Work to be completed: Repeat only the lines from the one containing "What Apache ECharts" through the one containing "var myChart = echarts.init(document.getElementById('chart'));", exactly as written, both ends included.

Supplied entries:

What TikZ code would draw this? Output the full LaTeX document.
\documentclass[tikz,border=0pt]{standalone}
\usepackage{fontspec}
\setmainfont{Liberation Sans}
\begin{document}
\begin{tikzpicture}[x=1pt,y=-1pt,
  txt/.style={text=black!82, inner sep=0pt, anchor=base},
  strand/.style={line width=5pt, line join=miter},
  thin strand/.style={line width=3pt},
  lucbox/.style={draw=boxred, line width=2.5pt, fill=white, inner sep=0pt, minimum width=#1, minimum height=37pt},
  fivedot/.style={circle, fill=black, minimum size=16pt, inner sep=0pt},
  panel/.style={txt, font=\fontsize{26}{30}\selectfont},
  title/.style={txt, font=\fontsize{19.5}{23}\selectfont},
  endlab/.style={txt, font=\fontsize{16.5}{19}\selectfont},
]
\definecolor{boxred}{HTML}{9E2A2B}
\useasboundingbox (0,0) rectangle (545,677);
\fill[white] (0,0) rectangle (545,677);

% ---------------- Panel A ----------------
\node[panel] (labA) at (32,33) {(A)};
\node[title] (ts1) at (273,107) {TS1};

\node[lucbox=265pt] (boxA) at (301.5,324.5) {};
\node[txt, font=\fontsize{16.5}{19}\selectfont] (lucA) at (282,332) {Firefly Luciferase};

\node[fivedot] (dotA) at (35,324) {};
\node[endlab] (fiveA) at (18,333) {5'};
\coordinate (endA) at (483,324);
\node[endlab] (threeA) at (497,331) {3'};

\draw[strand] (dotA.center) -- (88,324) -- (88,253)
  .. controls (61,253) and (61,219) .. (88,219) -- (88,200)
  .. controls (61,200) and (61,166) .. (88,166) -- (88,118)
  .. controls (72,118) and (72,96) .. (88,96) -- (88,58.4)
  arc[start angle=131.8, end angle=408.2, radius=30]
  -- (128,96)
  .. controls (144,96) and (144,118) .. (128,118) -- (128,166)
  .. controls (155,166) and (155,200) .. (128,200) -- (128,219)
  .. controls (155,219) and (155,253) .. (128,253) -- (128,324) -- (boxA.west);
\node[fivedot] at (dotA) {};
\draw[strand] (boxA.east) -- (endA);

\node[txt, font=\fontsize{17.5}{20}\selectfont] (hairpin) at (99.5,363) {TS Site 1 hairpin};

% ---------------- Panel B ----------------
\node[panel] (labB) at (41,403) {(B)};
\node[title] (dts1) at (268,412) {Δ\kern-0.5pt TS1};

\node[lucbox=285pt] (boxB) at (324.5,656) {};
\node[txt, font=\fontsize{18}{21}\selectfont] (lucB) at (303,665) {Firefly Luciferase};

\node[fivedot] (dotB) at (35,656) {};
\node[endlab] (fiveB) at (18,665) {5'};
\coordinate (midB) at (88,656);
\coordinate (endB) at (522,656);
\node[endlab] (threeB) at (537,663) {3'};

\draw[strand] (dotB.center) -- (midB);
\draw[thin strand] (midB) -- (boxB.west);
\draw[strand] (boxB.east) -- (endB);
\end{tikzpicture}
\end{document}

==

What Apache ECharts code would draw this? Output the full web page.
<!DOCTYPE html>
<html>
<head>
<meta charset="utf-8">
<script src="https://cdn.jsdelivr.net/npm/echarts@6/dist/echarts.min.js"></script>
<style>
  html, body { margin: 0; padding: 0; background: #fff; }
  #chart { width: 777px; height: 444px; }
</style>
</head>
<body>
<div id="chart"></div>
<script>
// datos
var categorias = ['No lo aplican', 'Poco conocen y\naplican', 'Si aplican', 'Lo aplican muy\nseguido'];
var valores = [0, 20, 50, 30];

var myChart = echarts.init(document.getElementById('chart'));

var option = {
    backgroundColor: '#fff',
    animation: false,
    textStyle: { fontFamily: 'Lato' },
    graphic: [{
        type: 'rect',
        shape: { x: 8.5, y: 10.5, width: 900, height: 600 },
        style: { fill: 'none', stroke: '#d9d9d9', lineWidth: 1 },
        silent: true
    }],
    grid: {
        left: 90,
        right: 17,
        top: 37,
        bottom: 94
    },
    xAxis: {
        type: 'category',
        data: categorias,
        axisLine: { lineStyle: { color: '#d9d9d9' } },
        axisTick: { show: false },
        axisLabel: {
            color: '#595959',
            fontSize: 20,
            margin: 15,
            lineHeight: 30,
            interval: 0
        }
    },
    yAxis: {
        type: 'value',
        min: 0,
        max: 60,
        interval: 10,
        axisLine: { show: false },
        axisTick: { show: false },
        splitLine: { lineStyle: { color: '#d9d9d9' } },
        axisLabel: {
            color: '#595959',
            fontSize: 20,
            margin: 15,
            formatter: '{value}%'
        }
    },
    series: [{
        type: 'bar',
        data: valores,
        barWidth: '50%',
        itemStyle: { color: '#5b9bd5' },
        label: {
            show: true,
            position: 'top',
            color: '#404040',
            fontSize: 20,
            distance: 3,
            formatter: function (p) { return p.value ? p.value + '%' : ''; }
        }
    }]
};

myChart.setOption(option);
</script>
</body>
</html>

==

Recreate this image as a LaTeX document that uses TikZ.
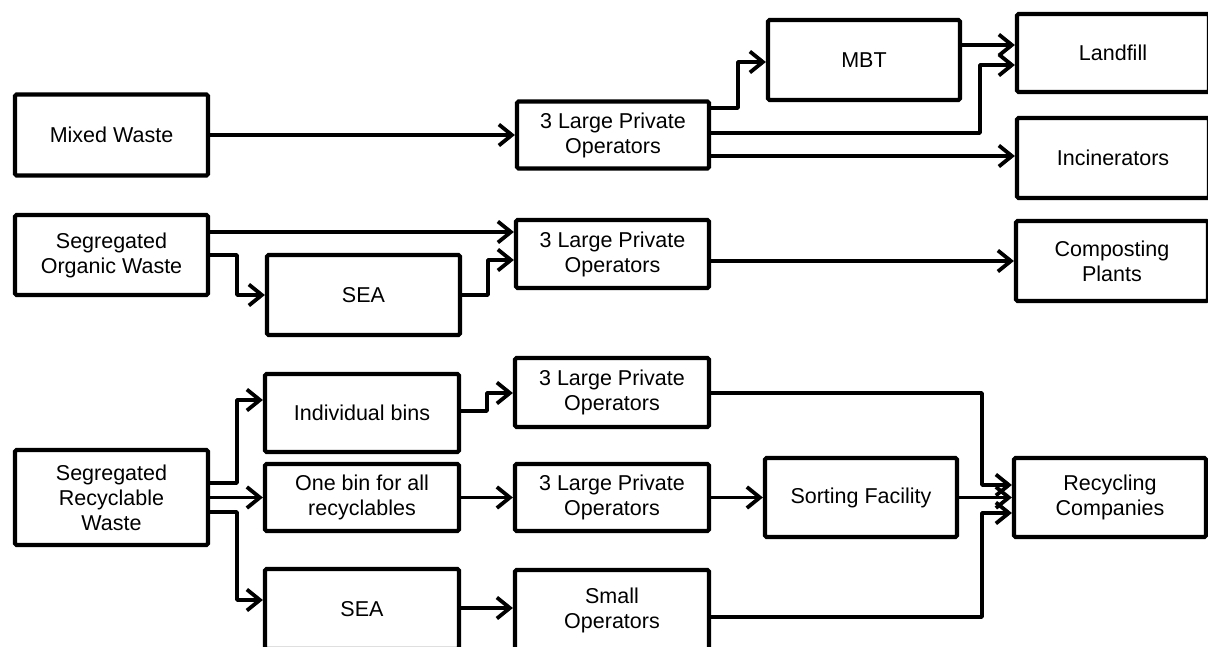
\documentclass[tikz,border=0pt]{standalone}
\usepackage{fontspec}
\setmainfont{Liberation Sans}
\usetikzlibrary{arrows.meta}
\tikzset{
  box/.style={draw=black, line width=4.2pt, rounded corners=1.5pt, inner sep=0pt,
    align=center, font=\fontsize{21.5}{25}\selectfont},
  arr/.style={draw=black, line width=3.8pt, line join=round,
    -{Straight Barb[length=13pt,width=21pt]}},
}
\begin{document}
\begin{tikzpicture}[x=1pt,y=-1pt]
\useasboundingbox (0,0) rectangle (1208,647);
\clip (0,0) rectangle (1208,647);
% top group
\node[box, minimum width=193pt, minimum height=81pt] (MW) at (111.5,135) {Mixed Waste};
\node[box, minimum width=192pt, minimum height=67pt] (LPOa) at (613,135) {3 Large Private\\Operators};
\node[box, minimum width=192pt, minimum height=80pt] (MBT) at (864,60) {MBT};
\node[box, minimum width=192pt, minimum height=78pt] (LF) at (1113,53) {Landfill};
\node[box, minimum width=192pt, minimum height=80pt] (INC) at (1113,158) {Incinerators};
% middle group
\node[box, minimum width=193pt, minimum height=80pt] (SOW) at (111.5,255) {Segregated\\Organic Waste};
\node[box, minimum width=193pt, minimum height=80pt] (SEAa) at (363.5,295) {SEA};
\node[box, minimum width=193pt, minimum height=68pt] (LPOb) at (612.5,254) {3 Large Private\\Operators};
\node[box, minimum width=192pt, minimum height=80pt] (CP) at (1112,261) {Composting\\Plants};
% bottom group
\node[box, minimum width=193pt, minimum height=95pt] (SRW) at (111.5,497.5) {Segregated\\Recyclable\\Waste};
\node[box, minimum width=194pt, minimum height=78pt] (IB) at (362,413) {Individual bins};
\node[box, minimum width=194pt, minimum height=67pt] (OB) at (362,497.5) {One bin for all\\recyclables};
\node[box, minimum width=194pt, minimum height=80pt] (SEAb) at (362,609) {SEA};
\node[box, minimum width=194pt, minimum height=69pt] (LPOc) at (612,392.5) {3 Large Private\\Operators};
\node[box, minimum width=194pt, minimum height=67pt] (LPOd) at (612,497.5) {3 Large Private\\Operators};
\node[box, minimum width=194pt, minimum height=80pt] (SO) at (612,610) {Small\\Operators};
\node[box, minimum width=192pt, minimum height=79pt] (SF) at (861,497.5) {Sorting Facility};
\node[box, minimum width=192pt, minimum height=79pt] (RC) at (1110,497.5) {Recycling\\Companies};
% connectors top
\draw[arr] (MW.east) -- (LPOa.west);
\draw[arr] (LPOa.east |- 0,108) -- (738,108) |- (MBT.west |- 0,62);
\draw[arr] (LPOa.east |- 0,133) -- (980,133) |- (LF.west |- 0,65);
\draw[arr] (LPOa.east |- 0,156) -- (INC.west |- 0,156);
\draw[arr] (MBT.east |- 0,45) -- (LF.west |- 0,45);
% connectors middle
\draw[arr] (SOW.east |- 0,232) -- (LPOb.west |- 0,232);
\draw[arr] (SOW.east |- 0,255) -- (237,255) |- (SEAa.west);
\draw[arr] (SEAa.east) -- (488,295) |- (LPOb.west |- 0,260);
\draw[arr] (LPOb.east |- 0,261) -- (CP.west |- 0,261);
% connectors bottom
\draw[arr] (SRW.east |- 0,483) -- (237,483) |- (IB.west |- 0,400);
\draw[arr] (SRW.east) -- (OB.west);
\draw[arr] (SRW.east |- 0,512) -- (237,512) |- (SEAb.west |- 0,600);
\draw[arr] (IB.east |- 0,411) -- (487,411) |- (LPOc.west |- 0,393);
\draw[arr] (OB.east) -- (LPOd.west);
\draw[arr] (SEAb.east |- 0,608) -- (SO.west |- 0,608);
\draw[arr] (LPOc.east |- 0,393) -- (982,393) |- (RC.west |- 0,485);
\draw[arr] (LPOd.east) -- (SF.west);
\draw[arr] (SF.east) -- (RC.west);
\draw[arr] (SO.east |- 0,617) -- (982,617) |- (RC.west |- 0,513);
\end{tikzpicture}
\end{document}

Solution:
What Apache ECharts code would draw this? Output the full web page.
<!DOCTYPE html>
<html>
<head>
<meta charset="utf-8">
<script src="https://cdn.jsdelivr.net/npm/echarts@6/dist/echarts.min.js"></script>
<style>
  html, body { margin: 0; padding: 0; background: #fff; }
  #chart { width: 777px; height: 444px; }
</style>
</head>
<body>
<div id="chart"></div>
<script>
// datos
var categorias = ['No lo aplican', 'Poco conocen y\naplican', 'Si aplican', 'Lo aplican muy\nseguido'];
var valores = [0, 20, 50, 30];

var myChart = echarts.init(document.getElementById('chart'));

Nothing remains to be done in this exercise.